+++ Source data
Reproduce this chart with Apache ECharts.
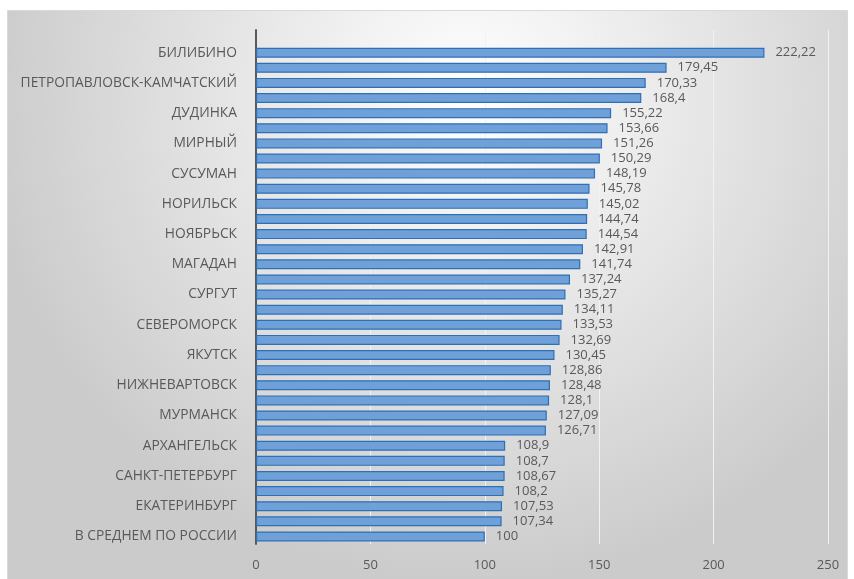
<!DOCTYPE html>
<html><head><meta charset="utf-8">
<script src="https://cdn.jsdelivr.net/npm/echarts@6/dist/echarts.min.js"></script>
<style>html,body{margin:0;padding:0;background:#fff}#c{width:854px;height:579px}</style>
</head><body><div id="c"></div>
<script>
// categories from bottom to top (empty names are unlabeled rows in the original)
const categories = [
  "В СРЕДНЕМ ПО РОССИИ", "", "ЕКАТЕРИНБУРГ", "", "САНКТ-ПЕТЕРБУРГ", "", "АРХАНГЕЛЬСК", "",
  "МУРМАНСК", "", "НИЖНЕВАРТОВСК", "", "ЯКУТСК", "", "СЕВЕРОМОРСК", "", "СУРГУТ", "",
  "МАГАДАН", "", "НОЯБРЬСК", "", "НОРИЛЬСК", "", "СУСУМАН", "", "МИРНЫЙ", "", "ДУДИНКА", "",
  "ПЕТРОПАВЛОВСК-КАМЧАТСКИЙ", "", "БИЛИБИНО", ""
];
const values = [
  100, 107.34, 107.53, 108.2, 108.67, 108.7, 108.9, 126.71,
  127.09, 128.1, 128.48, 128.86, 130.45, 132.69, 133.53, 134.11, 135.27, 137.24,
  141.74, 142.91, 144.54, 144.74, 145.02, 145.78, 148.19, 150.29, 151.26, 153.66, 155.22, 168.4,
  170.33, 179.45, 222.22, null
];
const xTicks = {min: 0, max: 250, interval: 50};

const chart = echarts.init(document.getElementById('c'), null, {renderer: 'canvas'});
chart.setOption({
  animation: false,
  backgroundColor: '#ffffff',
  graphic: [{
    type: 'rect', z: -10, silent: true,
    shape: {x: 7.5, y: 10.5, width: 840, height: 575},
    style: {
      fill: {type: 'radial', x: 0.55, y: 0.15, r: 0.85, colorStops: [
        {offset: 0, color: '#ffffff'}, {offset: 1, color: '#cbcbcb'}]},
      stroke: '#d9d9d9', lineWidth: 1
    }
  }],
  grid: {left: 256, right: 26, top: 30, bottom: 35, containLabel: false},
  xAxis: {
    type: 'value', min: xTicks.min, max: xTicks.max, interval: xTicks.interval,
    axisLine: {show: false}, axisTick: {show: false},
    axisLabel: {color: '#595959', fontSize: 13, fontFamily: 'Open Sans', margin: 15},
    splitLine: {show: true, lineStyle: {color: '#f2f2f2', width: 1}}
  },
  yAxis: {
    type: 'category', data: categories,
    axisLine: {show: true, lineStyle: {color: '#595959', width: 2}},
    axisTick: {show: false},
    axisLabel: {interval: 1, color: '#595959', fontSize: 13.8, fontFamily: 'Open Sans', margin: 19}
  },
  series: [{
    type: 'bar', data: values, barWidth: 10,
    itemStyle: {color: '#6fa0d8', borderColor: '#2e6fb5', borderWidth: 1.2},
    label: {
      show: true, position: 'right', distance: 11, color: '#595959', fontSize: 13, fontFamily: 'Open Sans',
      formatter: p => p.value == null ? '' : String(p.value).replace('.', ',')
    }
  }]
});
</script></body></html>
++++++
*Goal of the exercise*.
Without the pictures, copy the material exactly as given.

*Exercise result*.
Reproduce this chart with Apache ECharts.
<!DOCTYPE html>
<html><head><meta charset="utf-8">
<script src="https://cdn.jsdelivr.net/npm/echarts@6/dist/echarts.min.js"></script>
<style>html,body{margin:0;padding:0;background:#fff}#c{width:854px;height:579px}</style>
</head><body><div id="c"></div>
<script>
// categories from bottom to top (empty names are unlabeled rows in the original)
const categories = [
  "В СРЕДНЕМ ПО РОССИИ", "", "ЕКАТЕРИНБУРГ", "", "САНКТ-ПЕТЕРБУРГ", "", "АРХАНГЕЛЬСК", "",
  "МУРМАНСК", "", "НИЖНЕВАРТОВСК", "", "ЯКУТСК", "", "СЕВЕРОМОРСК", "", "СУРГУТ", "",
  "МАГАДАН", "", "НОЯБРЬСК", "", "НОРИЛЬСК", "", "СУСУМАН", "", "МИРНЫЙ", "", "ДУДИНКА", "",
  "ПЕТРОПАВЛОВСК-КАМЧАТСКИЙ", "", "БИЛИБИНО", ""
];
const values = [
  100, 107.34, 107.53, 108.2, 108.67, 108.7, 108.9, 126.71,
  127.09, 128.1, 128.48, 128.86, 130.45, 132.69, 133.53, 134.11, 135.27, 137.24,
  141.74, 142.91, 144.54, 144.74, 145.02, 145.78, 148.19, 150.29, 151.26, 153.66, 155.22, 168.4,
  170.33, 179.45, 222.22, null
];
const xTicks = {min: 0, max: 250, interval: 50};

const chart = echarts.init(document.getElementById('c'), null, {renderer: 'canvas'});
chart.setOption({
  animation: false,
  backgroundColor: '#ffffff',
  graphic: [{
    type: 'rect', z: -10, silent: true,
    shape: {x: 7.5, y: 10.5, width: 840, height: 575},
    style: {
      fill: {type: 'radial', x: 0.55, y: 0.15, r: 0.85, colorStops: [
        {offset: 0, color: '#ffffff'}, {offset: 1, color: '#cbcbcb'}]},
      stroke: '#d9d9d9', lineWidth: 1
    }
  }],
  grid: {left: 256, right: 26, top: 30, bottom: 35, containLabel: false},
  xAxis: {
    type: 'value', min: xTicks.min, max: xTicks.max, interval: xTicks.interval,
    axisLine: {show: false}, axisTick: {show: false},
    axisLabel: {color: '#595959', fontSize: 13, fontFamily: 'Open Sans', margin: 15},
    splitLine: {show: true, lineStyle: {color: '#f2f2f2', width: 1}}
  },
  yAxis: {
    type: 'category', data: categories,
    axisLine: {show: true, lineStyle: {color: '#595959', width: 2}},
    axisTick: {show: false},
    axisLabel: {interval: 1, color: '#595959', fontSize: 13.8, fontFamily: 'Open Sans', margin: 19}
  },
  series: [{
    type: 'bar', data: values, barWidth: 10,
    itemStyle: {color: '#6fa0d8', borderColor: '#2e6fb5', borderWidth: 1.2},
    label: {
      show: true, position: 'right', distance: 11, color: '#595959', fontSize: 13, fontFamily: 'Open Sans',
      formatter: p => p.value == null ? '' : String(p.value).replace('.', ',')
    }
  }]
});
</script></body></html>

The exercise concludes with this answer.